AIM:
Repeat the listing exactly as given, omitting every image.

### DATA SHOWN ###

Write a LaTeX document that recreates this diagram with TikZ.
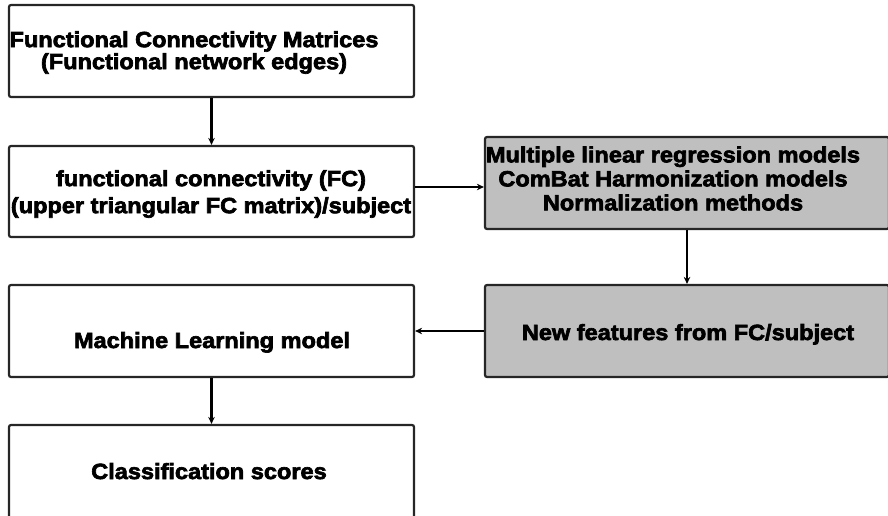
\documentclass[tikz,border=0pt]{standalone}
\usepackage{fontspec}
\newfontfamily\heavy{Liberation Sans Bold}[FakeStretch=1.07,FakeBold=3]
\usetikzlibrary{arrows.meta}
\begin{document}
\begin{tikzpicture}[x=1pt,y=-1pt,
  box/.style={draw=black!85,line width=2.2pt,rounded corners=2pt,fill=white,inner sep=0pt},
  greybox/.style={box,fill=black!25},
  lbl/.style={inner sep=0pt,align=center,font=\heavy\fontsize{22}{22}\selectfont},
  arr/.style={line width=2.2pt,draw=black,-{Stealth[length=7pt,width=6.5pt]}}]
\useasboundingbox (0,0) rectangle (888,515);
\clip (0,0) rectangle (888,515);
% boxes
\node[box,minimum width=405pt,minimum height=92pt] (b1) at (211.5,51) {};
\node[box,minimum width=405pt,minimum height=91pt] (b2) at (211.5,191.5) {};
\node[greybox,minimum width=404pt,minimum height=92pt] (b3) at (687,183) {};
\node[box,minimum width=405pt,minimum height=92pt] (b4) at (211.5,331) {};
\node[greybox,minimum width=404pt,minimum height=92pt] (b5) at (687,331) {};
\node[box,minimum width=405pt,minimum height=100pt] (b6) at (211.5,475) {};
% texts
\node[lbl,font=\heavy\fontsize{22}{22}\selectfont] (t1) at (194,52.5) {Functional Connectivity Matrices\\(Functional network edges)};
\node[lbl,font=\heavy\fontsize{22}{27}\selectfont] (t2) at (211,194) {functional connectivity (FC)\\(upper triangular FC matrix)/subject};
\node[lbl,font=\heavy\fontsize{22}{24}\selectfont] (t3) at (673,178.5) {Multiple linear regression models\\ComBat Harmonization models\\Normalization methods};
\node[lbl,anchor=base] (t4) at (212,348) {Machine Learning model};
\node[lbl,anchor=base] (t5) at (688,340) {New features from FC/subject};
\node[lbl,anchor=base] (t6) at (209,479) {Classification scores};
% connectors
\draw[arr] (b1.south) -- (b2.north);
\path ([yshift=4.5pt]b2.east) coordinate (p);
\draw[arr] (p) -- (p -| b3.west);
\draw[arr] (b3.south) -- (b5.north);
\draw[arr] (b5.west) -- (b4.east);
\draw[arr] (b4.south) -- (b6.north);
\end{tikzpicture}
\end{document}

###

FULL ANSWER:
Write a LaTeX document that recreates this diagram with TikZ.
\documentclass[tikz,border=0pt]{standalone}
\usepackage{fontspec}
\newfontfamily\heavy{Liberation Sans Bold}[FakeStretch=1.07,FakeBold=3]
\usetikzlibrary{arrows.meta}
\begin{document}
\begin{tikzpicture}[x=1pt,y=-1pt,
  box/.style={draw=black!85,line width=2.2pt,rounded corners=2pt,fill=white,inner sep=0pt},
  greybox/.style={box,fill=black!25},
  lbl/.style={inner sep=0pt,align=center,font=\heavy\fontsize{22}{22}\selectfont},
  arr/.style={line width=2.2pt,draw=black,-{Stealth[length=7pt,width=6.5pt]}}]
\useasboundingbox (0,0) rectangle (888,515);
\clip (0,0) rectangle (888,515);
% boxes
\node[box,minimum width=405pt,minimum height=92pt] (b1) at (211.5,51) {};
\node[box,minimum width=405pt,minimum height=91pt] (b2) at (211.5,191.5) {};
\node[greybox,minimum width=404pt,minimum height=92pt] (b3) at (687,183) {};
\node[box,minimum width=405pt,minimum height=92pt] (b4) at (211.5,331) {};
\node[greybox,minimum width=404pt,minimum height=92pt] (b5) at (687,331) {};
\node[box,minimum width=405pt,minimum height=100pt] (b6) at (211.5,475) {};
% texts
\node[lbl,font=\heavy\fontsize{22}{22}\selectfont] (t1) at (194,52.5) {Functional Connectivity Matrices\\(Functional network edges)};
\node[lbl,font=\heavy\fontsize{22}{27}\selectfont] (t2) at (211,194) {functional connectivity (FC)\\(upper triangular FC matrix)/subject};
\node[lbl,font=\heavy\fontsize{22}{24}\selectfont] (t3) at (673,178.5) {Multiple linear regression models\\ComBat Harmonization models\\Normalization methods};
\node[lbl,anchor=base] (t4) at (212,348) {Machine Learning model};
\node[lbl,anchor=base] (t5) at (688,340) {New features from FC/subject};
\node[lbl,anchor=base] (t6) at (209,479) {Classification scores};
% connectors
\draw[arr] (b1.south) -- (b2.north);
\path ([yshift=4.5pt]b2.east) coordinate (p);
\draw[arr] (p) -- (p -| b3.west);
\draw[arr] (b3.south) -- (b5.north);
\draw[arr] (b5.west) -- (b4.east);
\draw[arr] (b4.south) -- (b6.north);
\end{tikzpicture}
\end{document}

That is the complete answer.